The most striking application of the NCCN scientific, evaluative, and evidence-based information is the story of the NCCN Drugs & Biologics Compendium (NCCN Compendium™). In late 2004, NCCN decided to transpose and translate the recommendations about the use of drugs and biologics in the NCCN Guidelines into a compendium format. Compendia are listings of appropriate uses of drugs and biologics. Indeed, in the late 1980s and early 1990s, laws were passed in 32 states that mandated the use of three compendia (AMA Drug Evaluations, USP-DI, AHFS Formulary) by private payors in coverage decisions about the use of drugs. These laws were precipitated by an insurance practice of denying uses of drugs that were not explicitly approved by the FDA as demarcated on the U.S. Food and Drug Administration (FDA) labels for such drugs. In oncology, this was a major issue as, at the time, upwards of 50 percent of the use of drugs was beyond the scope of the FDA label. Indeed, for patients with serious and life-threatening diagnoses of cancer, denial of a drug with evidence supporting its use was a major concern and serious threat to that patient’s viability. If a compendium indicated a use was appropriate or was listed, the private payor had to cover that use of that drug. In 1993, the Congressional Omnibus Budget Reconciliation Act included a provision that mandated that the Medicare program do the same. In 1994, this legislative provision was incorporated into regulation and followed by guidance to intermediaries and carriers that required the compendia to be the basis for coverage determinations.

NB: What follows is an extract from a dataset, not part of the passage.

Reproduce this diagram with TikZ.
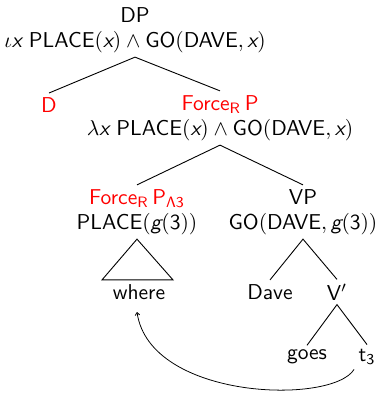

In January of 2008, UnitedHealthcare (UHC), the largest private payor in the United States, announced that UHC would be the first private payor to base coverage determinations about the use of drugs and biologics in cancer care on the NCCN Compendium™. This announcement has been followed by communications from most other large private payors that they would also use the NCCN Compendium as the basis for coverage policy and determinations. On June 5, 2008, the Centers for Medicare & Medicaid Services (CMS) announced that the NCCN Compendium would become a mandated resource to be used by Medicare contractors for the establishment of coverage policy. The importance of these announcements is that in a matter of 10 years, NCCN has been able to flip the “decision-making system” so that an organization of major cancer centers and their physician thought leaders, after review of scientific evidence, put forth recommendations about what constitutes appropriate care for patients and these recommendations are being followed and adhered to by public and private payors.
In summary, NCCN has successfully adapted the content of the NCCN Guidelines into formats, like the NCCN Compendium, that inform and facilitate decision-making about appropriate interventions in oncology. These different decision formats or tools serve to assure that innovative technologies are available for use appropriately in patients based upon positive coverage determinations by public and private payors.